2(a). apakah kalau menggunakan semua hal lain tanpa ritual, bisa berhasil.
(b). apakah menggunakan hal lain + ritual, hasilnya berbeda dengan menggunakan hal lain saja.
(c). apakah hal ritual itu bisa digantikan oleh alternatif lain yang tidak ada hubungannya dengan agama/kepercayaan
3. Jika keduanya tidak/belum berhasil, apa minimal ada perubahan tertentu.
Jika pakai ritual tanpa hal lain bisa berhasil, maka itu jelas ampuh.
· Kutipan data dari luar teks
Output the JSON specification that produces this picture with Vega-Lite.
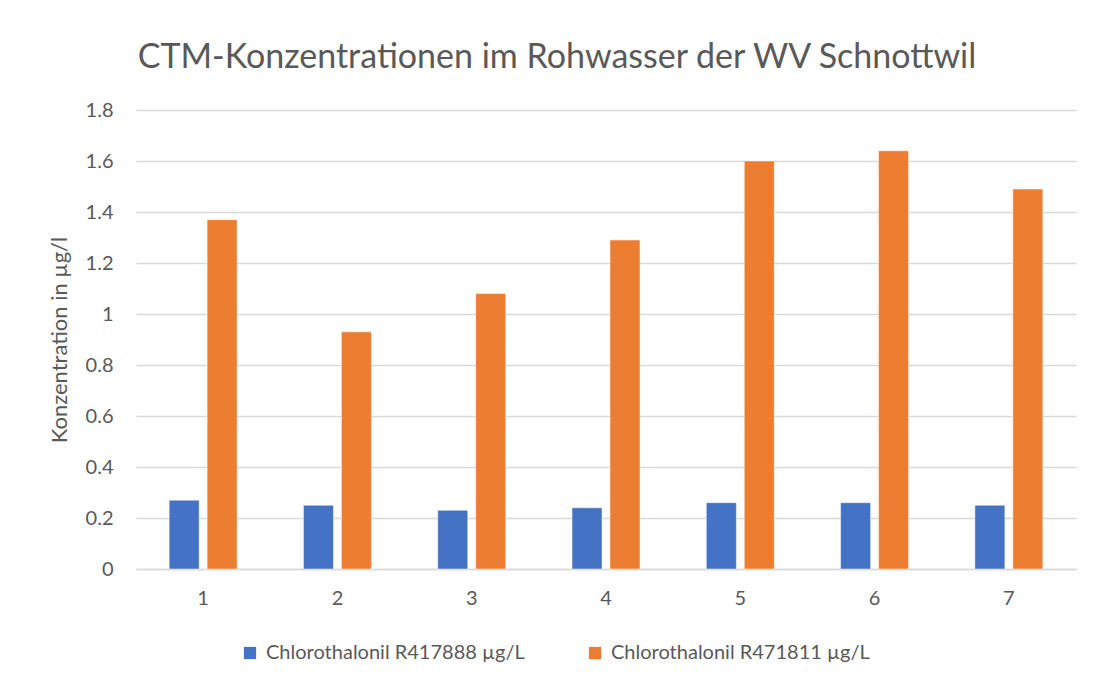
{
  "$schema": "https://vega.github.io/schema/vega-lite/v6.json",
  "width": 940,
  "height": 459,
  "autosize": "none",
  "padding": {"left": 136, "top": 110, "right": 25, "bottom": 115},
  "background": "white",
  "config": {
    "font": "Lato",
    "view": {"stroke": null}
  },
  "title": {
    "text": "CTM-Konzentrationen im Rohwasser der WV Schnottwil",
    "font": "Lato",
    "fontSize": 34,
    "fontWeight": "normal",
    "color": "#595959",
    "anchor": "middle",
    "dx": -49,
    "offset": 25
  },
  "data": {
    "values": [
      {"x": "1", "s": "Chlorothalonil R417888 µg/L", "v": 0.27},
      {"x": "2", "s": "Chlorothalonil R417888 µg/L", "v": 0.25},
      {"x": "3", "s": "Chlorothalonil R417888 µg/L", "v": 0.23},
      {"x": "4", "s": "Chlorothalonil R417888 µg/L", "v": 0.24},
      {"x": "5", "s": "Chlorothalonil R417888 µg/L", "v": 0.26},
      {"x": "6", "s": "Chlorothalonil R417888 µg/L", "v": 0.26},
      {"x": "7", "s": "Chlorothalonil R417888 µg/L", "v": 0.25},
      {"x": "1", "s": "Chlorothalonil R471811 µg/L", "v": 1.37},
      {"x": "2", "s": "Chlorothalonil R471811 µg/L", "v": 0.93},
      {"x": "3", "s": "Chlorothalonil R471811 µg/L", "v": 1.08},
      {"x": "4", "s": "Chlorothalonil R471811 µg/L", "v": 1.29},
      {"x": "5", "s": "Chlorothalonil R471811 µg/L", "v": 1.60},
      {"x": "6", "s": "Chlorothalonil R471811 µg/L", "v": 1.64},
      {"x": "7", "s": "Chlorothalonil R471811 µg/L", "v": 1.49}
    ]
  },
  "mark": {"type": "bar", "stroke": "white", "strokeOpacity": 0.6, "strokeWidth": 0.8},
  "encoding": {
    "x": {
      "field": "x",
      "type": "nominal",
      "sort": null,
      "scale": {"paddingInner": 0.494, "paddingOuter": 0.247},
      "axis": {
        "title": null,
        "labelAngle": 0,
        "labelFont": "Lato",
        "labelFontSize": 20,
        "labelColor": "#595959",
        "labelPadding": 19,
        "ticks": false,
        "domainColor": "#d9d9d9",
        "domainWidth": 1.5,
        "grid": false
      }
    },
    "xOffset": {
      "field": "s",
      "type": "nominal",
      "scale": {"paddingInner": 0.21, "paddingOuter": 0}
    },
    "y": {
      "field": "v",
      "type": "quantitative",
      "scale": {"domain": [0, 1.8], "nice": false},
      "axis": {
        "title": "Konzentration in µg/l",
        "titleFont": "Lato",
        "titleFontSize": 22,
        "titleFontWeight": "normal",
        "titleColor": "#595959",
        "titlePadding": 14,
        "values": [0, 0.2, 0.4, 0.6, 0.8, 1, 1.2, 1.4, 1.6, 1.8],
        "format": "~g",
        "labelFont": "Lato",
        "labelFontSize": 20,
        "labelColor": "#595959",
        "labelPadding": 23,
        "ticks": false,
        "domain": false,
        "gridColor": "#d9d9d9",
        "gridWidth": 1.5
      }
    },
    "color": {
      "field": "s",
      "type": "nominal",
      "scale": {"range": ["#4472C4", "#ED7D31"]},
      "legend": {
        "title": null,
        "orient": "none",
        "direction": "horizontal",
        "legendX": 104,
        "legendY": 533,
        "padding": 0,
        "symbolType": "square",
        "symbolSize": 150,
        "symbolStrokeWidth": 0,
        "labelFont": "Lato",
        "labelFontSize": 20,
        "labelColor": "#595959",
        "labelOffset": 6,
        "columnPadding": 60,
        "labelLimit": 400
      }
    }
  }
}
Ibarat rumah tangga lagi "perang dunia", diberi ritual, "tembak" dari jauh, langsung jadi "Romeo & Juliet". Tidak ada bantahan lagi tentang ini bahwa ritual itu manjur mujarab 100%.
No. 2 ini semua berkaitan. Jika memang bisa berhasil tanpa ritual (a) lantas apa gunanya ritual? Maka dibandingkan di (b). Jika benar ada perbedaan, misalnya perubahannya makin cepat (tadinya 2 minggu jadi 1 minggu), maka berarti ritual itu memberi manfaat.
Tetapi benarkah ritual adalah faktor religi ataukah sebetulnya faktor lain yang dikemas dalam "bungkus religi" (c)? Misalnya disuruh berdoa atau membaca paritta, dll, sebenarnya adalah sebagai latihan menenangkan diri atau mengalihkan perhatian dari kemarahan. Menenangkan diri dan mengalihkan perhatian tidak selalu dengan berdoa atau baca paritta. Bisa saja dengan hal lain seperti meditasi atau bahkan refreshing. Ataukah ritual itu benar-benar memiliki nilai spiritual eksklusif yang tidak ada gantinya di luar religi tersebut?
No. 3 ini kalau memang semua tidak berhasil, tetapi yang namanya suatu tindakan pasti menyebabkan akibat. Kita lihat apa saja akibatnya dari masing-masing usaha tersebut. Apakah membaik, memburuk, atau satu-satunya efek hanya buang-buang waktu.
Itu secara garis besar. Kalau secara detail, tentu saja harus dibahas menurut kepercayaan ritual itu lebih jauh.